Complete step by step solution:
Let the coordinates of the points A, B and C be $\left( a,0,0 \right)$, $\left( 0,b,0 \right)$ and $\left( 0,0,c \right)$, so that the plane will look like

Therefore, the x coordinate of the triangle ABC becomes
$\begin{align}
  & \Rightarrow x=\dfrac{a+0+0}{3} \\
 & \Rightarrow x=\dfrac{a}{3}......\left( i \right) \\
\end{align}$
Similarly, the y and the z coordinates can be given by
$\begin{align}
  & \Rightarrow y=\dfrac{b}{3}......\left( ii \right) \\
 & \Rightarrow z=\dfrac{c}{3}......\left( iii \right) \\
\end{align}$
Multiplying the equation (i) by $3$ we get
$\Rightarrow a=3x......\left( iv \right)$
Similarly, from the equations (ii) and (iii) we obtain
$\begin{align}
  & \Rightarrow b=3y.......\left( v \right) \\
 & \Rightarrow c=3z.......\left( vi \right) \\
\end{align}$
From the intercept form of the equation of a plane, we can write the equation of the given plane as
$\begin{align}
  & \Rightarrow \dfrac{x}{a}+\dfrac{y}{b}+\dfrac{z}{c}=1 \\
 & \Rightarrow \dfrac{x}{a}+\dfrac{y}{b}+\dfrac{z}{c}-1=0 \\
\end{align}$
According to the question, the distance of the plane from the origin is equal to p.
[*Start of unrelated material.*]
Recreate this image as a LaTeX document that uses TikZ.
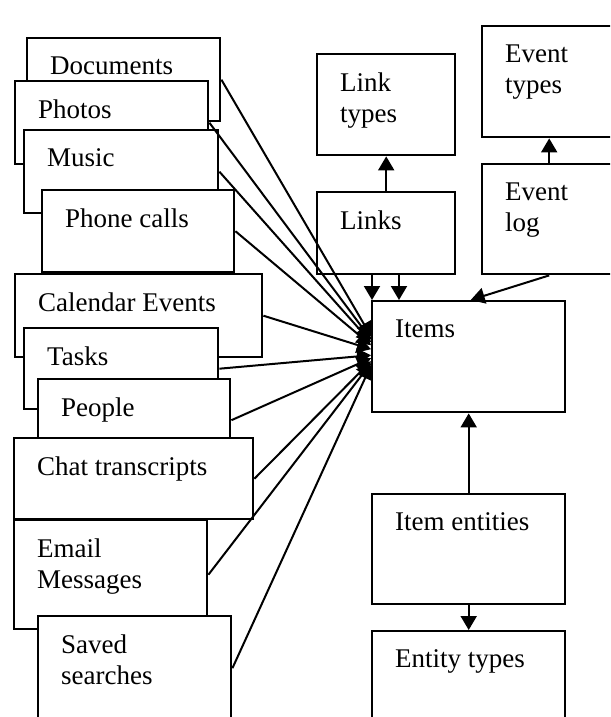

Thereofr, we can write
$\begin{align}
  & \Rightarrow p=\dfrac{\left| \dfrac{0}{a}+\dfrac{0}{b}+\dfrac{0}{c}-1 \right|}{\sqrt{{{\left( \dfrac{1}{a} \right)}^{2}}+{{\left( \dfrac{1}{b} \right)}^{2}}+{{\left( \dfrac{1}{c} \right)}^{2}}}} \\
 & \Rightarrow p=\dfrac{1}{\sqrt{{{\left( \dfrac{1}{a} \right)}^{2}}+{{\left( \dfrac{1}{b} \right)}^{2}}+{{\left( \dfrac{1}{c} \right)}^{2}}}} \\
\end{align}$
Taking the reciprocals of both the sides, we get
$\Rightarrow \dfrac{1}{p}=\sqrt{{{\left( \dfrac{1}{a} \right)}^{2}}+{{\left( \dfrac{1}{b} \right)}^{2}}+{{\left( \dfrac{1}{c} \right)}^{2}}}$
Now, taking the squares of both the sides, we get
$\begin{align}
  & \Rightarrow {{\left( \dfrac{1}{p} \right)}^{2}}={{\left( \dfrac{1}{a} \right)}^{2}}+{{\left( \dfrac{1}{b} \right)}^{2}}+{{\left( \dfrac{1}{c} \right)}^{2}} \\
 & \Rightarrow \dfrac{1}{{{p}^{2}}}=\dfrac{1}{{{a}^{2}}}+\dfrac{1}{{{b}^{2}}}+\dfrac{1}{{{c}^{2}}} \\
\end{align}$
Substituting the equations (iv), (v) and (vi) we get
\[\begin{align}
  & \Rightarrow \dfrac{1}{{{p}^{2}}}=\dfrac{1}{{{\left( 3x \right)}^{2}}}+\dfrac{1}{{{\left( 3y \right)}^{2}}}+\dfrac{1}{{{\left( 3z \right)}^{2}}} \\
 & \Rightarrow \dfrac{1}{{{p}^{2}}}=\dfrac{1}{9{{x}^{2}}}+\dfrac{1}{9{{y}^{2}}}+\dfrac{1}{9{{z}^{2}}} \\
\end{align}\]
Multiplying both sides by \[9\] we get
$\begin{align}
  & \Rightarrow \dfrac{9}{{{p}^{2}}}=\dfrac{1}{{{x}^{2}}}+\dfrac{1}{{{y}^{2}}}+\dfrac{1}{{{z}^{2}}} \\
 & \Rightarrow 9{{p}^{-2}}={{x}^{-2}}+{{y}^{-2}}+{{z}^{-2}} \\
 & \Rightarrow {{x}^{-2}}+{{y}^{-2}}+{{z}^{-2}}=9{{p}^{-2}} \\
\end{align}$
Thus, the locus of the triangle ABC is found out to be ${{x}^{-2}}+{{y}^{-2}}+{{z}^{-2}}=9{{p}^{-2}}$.

So, the correct answer is “Option d”.

Note: For solving these kinds of questions, we need to remember the different forms of the equation of a plane. Also, we need to remember the coordinates of the centroid of a triangle, which are equal to the average of the coordinates of its vertices. Do not forget the square root sign in the distance formula.